> GIVEN PROBLEM: Repeat the listing that follows, character for character, minus the pictures.

> DATA PROVIDED:

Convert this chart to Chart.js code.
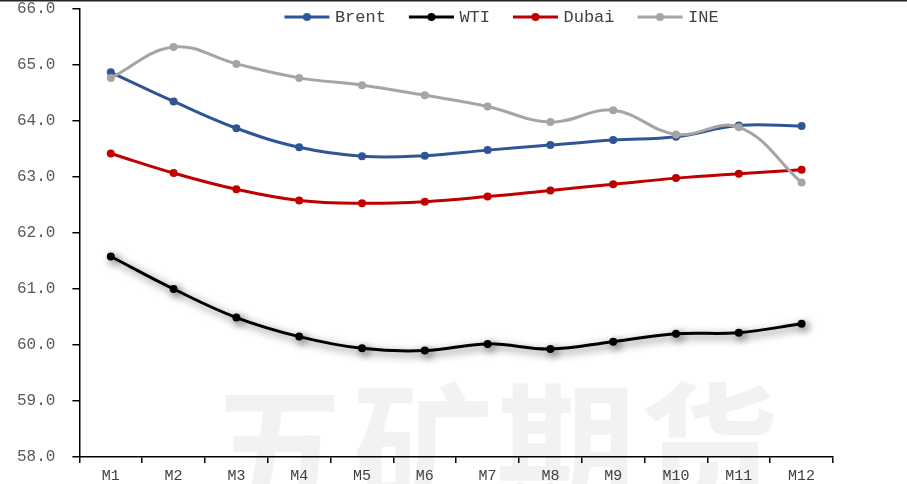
<!DOCTYPE html>
<html>
<head>
<meta charset="utf-8">
<script src="https://cdn.jsdelivr.net/npm/chart.js@4/dist/chart.umd.min.js"></script>
<style>
  html, body { margin: 0; padding: 0; background: #fff; }
  canvas { display: block; }
</style>
</head>
<body>
<canvas id="c" width="907" height="484"></canvas>
<script>
// Forward curve by contract month
const months = ['M1','M2','M3','M4','M5','M6','M7','M8','M9','M10','M11','M12'];
const brent = [64.87, 64.35, 63.87, 63.53, 63.37, 63.38, 63.48, 63.57, 63.66, 63.72, 63.92, 63.91];
const wti   = [61.58, 61.00, 60.49, 60.15, 59.94, 59.90, 60.02, 59.93, 60.06, 60.20, 60.22, 60.38];
const dubai = [63.42, 63.07, 62.78, 62.58, 62.53, 62.56, 62.65, 62.76, 62.87, 62.98, 63.06, 63.13];
const ine   = [64.77, 65.32, 65.02, 64.77, 64.64, 64.46, 64.26, 63.98, 64.19, 63.76, 63.89, 62.90];
const yTicks = { min: 58, max: 66, step: 1 };

const seriesNames  = ['Brent', 'WTI', 'Dubai', 'INE'];
const seriesColors = ['#2F5597', '#000000', '#C00000', '#A5A5A5'];
const seriesData   = [brent, wti, dubai, ine];
const drawOrder    = [3, 2, 1, 0];   // INE painted on top

const MONO = '"Liberation Mono", "DejaVu Sans Mono", monospace';

// Line-with-marker swatch for the legend
function legendIcon(color) {
  const cv = document.createElement('canvas');
  cv.width = 52; cv.height = 12;
  const g = cv.getContext('2d');
  g.strokeStyle = color; g.lineWidth = 3;
  g.beginPath(); g.moveTo(4, 6); g.lineTo(49, 6); g.stroke();
  g.fillStyle = color;
  g.beginPath(); g.arc(26.5, 6, 4, 0, Math.PI * 2); g.fill();
  return cv;
}
const icons = seriesColors.map(legendIcon);

// Legend floats over the top of the plot instead of taking layout space
const legendOverlay = {
  id: 'legendOverlay',
  beforeLayout(chart) {
    const lg = chart.legend;
    if (lg && !lg._overlay) {
      const fit = lg.fit;
      lg.fit = function () { fit.call(this); this.height = 0; };
      lg._overlay = true;
    }
  },
  afterLayout(chart) {
    const lg = chart.legend;
    const pad = lg.options.labels.padding;
    const size = lg.options.labels.font.size;
    lg.top = 17 - pad - size / 2;
    lg.bottom = lg.top + 2 * pad + size + 10;
    const d = 502.5 - (lg.left + lg.right) / 2;
    lg.left += d;
    lg.right += d;
  }
};

// Soft drop shadow under the WTI curve
const wtiShadow = {
  id: 'wtiShadow',
  beforeDatasetDraw(chart, args) {
    if (args.index !== 1) return;
    const ctx = chart.ctx;
    ctx.save();
    ctx.shadowColor = 'rgba(0,0,0,0.6)';
    ctx.shadowBlur = 8;
    ctx.shadowOffsetX = 3;
    ctx.shadowOffsetY = 3;
  },
  afterDatasetDraw(chart, args) {
    if (args.index !== 1) return;
    chart.ctx.restore();
  }
};

// Faint brand watermark behind the plot, plus the frame rule along the top
const backdrop = {
  id: 'backdrop',
  beforeDraw(chart) {
    const ctx = chart.ctx;
    ctx.save();
    ctx.font = 'bold 140px "Noto Sans CJK SC"';
    ctx.fillStyle = '#f2f2f2';
    ctx.textBaseline = 'top';
    ctx.textAlign = 'left';
    let x = 210;
    for (const ch of '五矿期货') {
      ctx.fillText(ch, x, 378);
      x += 143;
    }
    ctx.restore();
  },
  afterDraw(chart) {
    const ctx = chart.ctx;
    ctx.save();
    ctx.fillStyle = '#262626';
    ctx.fillRect(0, 0, chart.width, 1.5);
    ctx.restore();
  }
};

new Chart(document.getElementById('c'), {
  type: 'line',
  data: {
    labels: months,
    datasets: seriesData.map((d, i) => ({
      label: seriesNames[i],
      data: d,
      borderColor: seriesColors[i],
      backgroundColor: seriesColors[i],
      borderWidth: 3,
      pointRadius: 4,
      pointHoverRadius: 4,
      pointBorderWidth: 0,
      tension: 0.4,
      order: drawOrder[i],
      fill: false
    }))
  },
  options: {
    responsive: false,
    animation: false,
    layout: { padding: { top: 0, right: 74, left: 0, bottom: -5 } },
    plugins: {
      tooltip: { enabled: false },
      legend: {
        position: 'top',
        align: 'center',
        labels: {
          usePointStyle: true,
          pointStyleWidth: 40,
          boxHeight: 12,
          padding: 25,
          color: '#404040',
          font: { family: MONO, size: 17 },
          generateLabels(chart) {
            const items = Chart.defaults.plugins.legend.labels.generateLabels(chart);
            items.forEach(it => { it.pointStyle = icons[it.datasetIndex]; });
            return items.sort((a, b) => a.datasetIndex - b.datasetIndex);
          }
        }
      }
    },
    scales: {
      x: {
        offset: true,
        grid: { display: true, offset: true, drawOnChartArea: false, drawTicks: true, tickLength: 6, color: '#000', lineWidth: 1.5 },
        border: { display: true, color: '#000', width: 1.5 },
        ticks: {
          color: '#404040',
          padding: 4,
          maxRotation: 0,
          font: { family: '"Liberation Sans Narrow", ' + MONO, size: 15 }
        }
      },
      y: {
        min: yTicks.min,
        max: yTicks.max,
        grid: { display: true, drawOnChartArea: false, drawTicks: true, tickLength: 7, color: '#000', lineWidth: 1.5 },
        border: { display: true, color: '#000', width: 1.5 },
        ticks: {
          stepSize: yTicks.step,
          color: '#595959',
          padding: 17,
          font: { family: MONO, size: 16 },
          callback: v => v.toFixed(1)
        },
        // keep the top value flush with the upper edge of the plot
        afterFit(scale) {
          scale.paddingTop = 9;
          scale.paddingBottom = 9;
        }
      }
    }
  },
  plugins: [backdrop, legendOverlay, wtiShadow]
});
</script>
</body>
</html>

> EXERCISE OUTPUT:
Convert this chart to Chart.js code.
<!DOCTYPE html>
<html>
<head>
<meta charset="utf-8">
<script src="https://cdn.jsdelivr.net/npm/chart.js@4/dist/chart.umd.min.js"></script>
<style>
  html, body { margin: 0; padding: 0; background: #fff; }
  canvas { display: block; }
</style>
</head>
<body>
<canvas id="c" width="907" height="484"></canvas>
<script>
// Forward curve by contract month
const months = ['M1','M2','M3','M4','M5','M6','M7','M8','M9','M10','M11','M12'];
const brent = [64.87, 64.35, 63.87, 63.53, 63.37, 63.38, 63.48, 63.57, 63.66, 63.72, 63.92, 63.91];
const wti   = [61.58, 61.00, 60.49, 60.15, 59.94, 59.90, 60.02, 59.93, 60.06, 60.20, 60.22, 60.38];
const dubai = [63.42, 63.07, 62.78, 62.58, 62.53, 62.56, 62.65, 62.76, 62.87, 62.98, 63.06, 63.13];
const ine   = [64.77, 65.32, 65.02, 64.77, 64.64, 64.46, 64.26, 63.98, 64.19, 63.76, 63.89, 62.90];
const yTicks = { min: 58, max: 66, step: 1 };

const seriesNames  = ['Brent', 'WTI', 'Dubai', 'INE'];
const seriesColors = ['#2F5597', '#000000', '#C00000', '#A5A5A5'];
const seriesData   = [brent, wti, dubai, ine];
const drawOrder    = [3, 2, 1, 0];   // INE painted on top

const MONO = '"Liberation Mono", "DejaVu Sans Mono", monospace';

// Line-with-marker swatch for the legend
function legendIcon(color) {
  const cv = document.createElement('canvas');
  cv.width = 52; cv.height = 12;
  const g = cv.getContext('2d');
  g.strokeStyle = color; g.lineWidth = 3;
  g.beginPath(); g.moveTo(4, 6); g.lineTo(49, 6); g.stroke();
  g.fillStyle = color;
  g.beginPath(); g.arc(26.5, 6, 4, 0, Math.PI * 2); g.fill();
  return cv;
}
const icons = seriesColors.map(legendIcon);

// Legend floats over the top of the plot instead of taking layout space
const legendOverlay = {
  id: 'legendOverlay',
  beforeLayout(chart) {
    const lg = chart.legend;
    if (lg && !lg._overlay) {
      const fit = lg.fit;
      lg.fit = function () { fit.call(this); this.height = 0; };
      lg._overlay = true;
    }
  },
  afterLayout(chart) {
    const lg = chart.legend;
    const pad = lg.options.labels.padding;
    const size = lg.options.labels.font.size;
    lg.top = 17 - pad - size / 2;
    lg.bottom = lg.top + 2 * pad + size + 10;
    const d = 502.5 - (lg.left + lg.right) / 2;
    lg.left += d;
    lg.right += d;
  }
};

// Soft drop shadow under the WTI curve
const wtiShadow = {
  id: 'wtiShadow',
  beforeDatasetDraw(chart, args) {
    if (args.index !== 1) return;
    const ctx = chart.ctx;
    ctx.save();
    ctx.shadowColor = 'rgba(0,0,0,0.6)';
    ctx.shadowBlur = 8;
    ctx.shadowOffsetX = 3;
    ctx.shadowOffsetY = 3;
  },
  afterDatasetDraw(chart, args) {
    if (args.index !== 1) return;
    chart.ctx.restore();
  }
};

// Faint brand watermark behind the plot, plus the frame rule along the top
const backdrop = {
  id: 'backdrop',
  beforeDraw(chart) {
    const ctx = chart.ctx;
    ctx.save();
    ctx.font = 'bold 140px "Noto Sans CJK SC"';
    ctx.fillStyle = '#f2f2f2';
    ctx.textBaseline = 'top';
    ctx.textAlign = 'left';
    let x = 210;
    for (const ch of '五矿期货') {
      ctx.fillText(ch, x, 378);
      x += 143;
    }
    ctx.restore();
  },
  afterDraw(chart) {
    const ctx = chart.ctx;
    ctx.save();
    ctx.fillStyle = '#262626';
    ctx.fillRect(0, 0, chart.width, 1.5);
    ctx.restore();
  }
};

new Chart(document.getElementById('c'), {
  type: 'line',
  data: {
    labels: months,
    datasets: seriesData.map((d, i) => ({
      label: seriesNames[i],
      data: d,
      borderColor: seriesColors[i],
      backgroundColor: seriesColors[i],
      borderWidth: 3,
      pointRadius: 4,
      pointHoverRadius: 4,
      pointBorderWidth: 0,
      tension: 0.4,
      order: drawOrder[i],
      fill: false
    }))
  },
  options: {
    responsive: false,
    animation: false,
    layout: { padding: { top: 0, right: 74, left: 0, bottom: -5 } },
    plugins: {
      tooltip: { enabled: false },
      legend: {
        position: 'top',
        align: 'center',
        labels: {
          usePointStyle: true,
          pointStyleWidth: 40,
          boxHeight: 12,
          padding: 25,
          color: '#404040',
          font: { family: MONO, size: 17 },
          generateLabels(chart) {
            const items = Chart.defaults.plugins.legend.labels.generateLabels(chart);
            items.forEach(it => { it.pointStyle = icons[it.datasetIndex]; });
            return items.sort((a, b) => a.datasetIndex - b.datasetIndex);
          }
        }
      }
    },
    scales: {
      x: {
        offset: true,
        grid: { display: true, offset: true, drawOnChartArea: false, drawTicks: true, tickLength: 6, color: '#000', lineWidth: 1.5 },
        border: { display: true, color: '#000', width: 1.5 },
        ticks: {
          color: '#404040',
          padding: 4,
          maxRotation: 0,
          font: { family: '"Liberation Sans Narrow", ' + MONO, size: 15 }
        }
      },
      y: {
        min: yTicks.min,
        max: yTicks.max,
        grid: { display: true, drawOnChartArea: false, drawTicks: true, tickLength: 7, color: '#000', lineWidth: 1.5 },
        border: { display: true, color: '#000', width: 1.5 },
        ticks: {
          stepSize: yTicks.step,
          color: '#595959',
          padding: 17,
          font: { family: MONO, size: 16 },
          callback: v => v.toFixed(1)
        },
        // keep the top value flush with the upper edge of the plot
        afterFit(scale) {
          scale.paddingTop = 9;
          scale.paddingBottom = 9;
        }
      }
    }
  },
  plugins: [backdrop, legendOverlay, wtiShadow]
});
</script>
</body>
</html>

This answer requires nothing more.